Wpis z mikrobloga

@maciorqa: nie jestem pewien, ale to chyba zależy od gry. Nieraz zdarzało mi się przypadkiem zostawić jakąś grę zminimalizowaną na dłuższą chwilę, a po wyłączeniu cofało mi licznik o te kilka godzin.
@maciorqa: Jak dobrze kojarzę to dopóki proces gry był odpalony poprzez Steama i proces pracuje, to licznik idzie do przodu. Są też sposoby na sztuczne puszczanie licznika do nabijania kart, tzw. idlery, ale można za to wyrwać bana.

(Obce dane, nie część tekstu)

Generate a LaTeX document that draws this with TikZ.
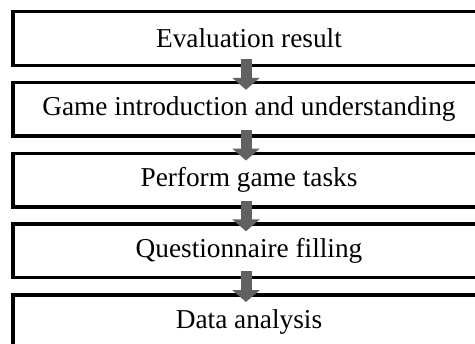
\documentclass[tikz,border=0pt]{standalone}
\usepackage{fontspec}
\setmainfont{Liberation Serif}
\usetikzlibrary{positioning,arrows.meta}

\begin{document}
\begin{tikzpicture}[
    x=1bp, y=1bp,
    node distance=13.75bp,
    every node/.style={font=\fontsize{27.4}{30}\selectfont},
    stage/.style={draw, line width=3.5bp, minimum width=472bp,
                  minimum height=53.5bp, inner sep=0pt},
    flow/.style={draw=black!72, line width=11bp, black!62,
                 -{Triangle[width=27bp, length=12bp]}}
]
\useasboundingbox (0,0) rectangle (475,343);
\clip (0,0) rectangle (475,343);

\node[stage] (eval) at (249,304.5) {Evaluation result};
\node[stage, below=of eval] (intro) {Game introduction and understanding};
\node[stage, below=of intro] (tasks) {Perform game tasks};
\node[stage, below=of tasks] (quest) {Questionnaire filling};
\node[stage, below=of quest] (data) {Data analysis};

\draw[flow] ([xshift=-3bp, yshift=8bp]eval.south) -- ([xshift=-3bp, yshift=-9bp]intro.north);
\draw[flow] ([xshift=-3bp, yshift=8bp]intro.south) -- ([xshift=-3bp, yshift=-9bp]tasks.north);
\draw[flow] ([xshift=-3bp, yshift=8bp]tasks.south) -- ([xshift=-3bp, yshift=-9bp]quest.north);
\draw[flow] ([xshift=-3bp, yshift=8bp]quest.south) -- ([xshift=-3bp, yshift=-9bp]data.north);
\end{tikzpicture}
\end{document}
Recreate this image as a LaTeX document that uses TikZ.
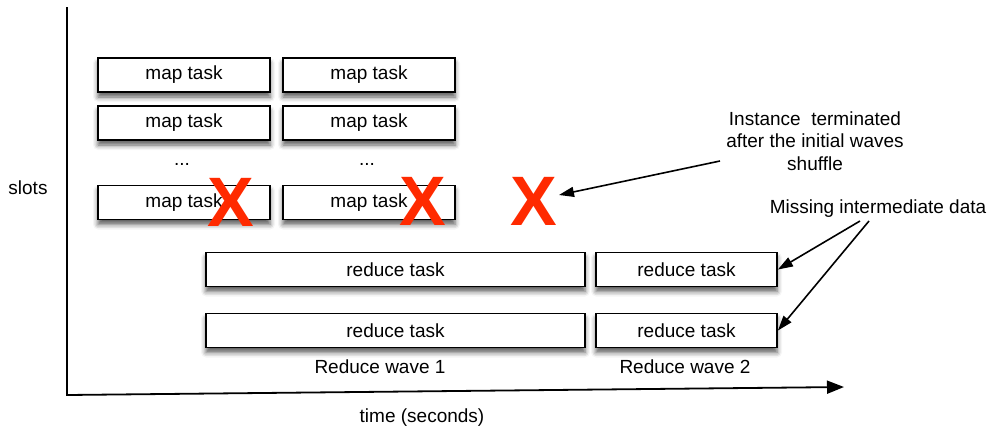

Choć w praktyce jedyne przypadki o których słyszałem gdzie ludzie dostawali bana na całe konto Steam były w przypadkach kiedy puszczali idlera na kilkanaście gier na raz. Sam z tego korzystałem ale tylko
@supra107: czy możesz dokładniej wyjaśnić co to jest i jak działa ten idler?

Czyli mam rozumieć, że nawet jakbym sobie zminimalizował grę na cały dzień (ale tylko jedną w tym czasie włączoną) to nie łamię żadnego regulaminu Steama czy coś?
@supra107: what? Pierwsze słyszę o banie za dropienie kart.
W 2017 używałem niewspieranego już wtedy Idle Master do wydropienia około 650 kart. Ustawione tak, aby włączało maksymalną liczbę gier na raz. Potem przerzuciłem się na ArchiSteamFarm, który na wstępie odpala kilka-naście/dziesiąt gier i gdy licznik dobije do 3 godzin, przełącza się na dropienie z pojedynczej gry. Z ASF wydropiłem kolejne ze 750 kart.
@maciorqa: Że logujesz się do tego kontem Steam, a ten program przy minimalnych zasobach śle sygnał do Steama że "grasz" obecnie w jakąś grę, przez co Steam nalicza godziny i dropi karty.

Niby łamie to regulamin ale tak jak mówiłem, jedyne przypadki kiedy ktoś dostawał bana były wtedy kiedy ktoś "grał" w całe swoje biblioteki na raz. Najbezpieczniej jedna gra na raz, chodzi sobie w tle i fajrant.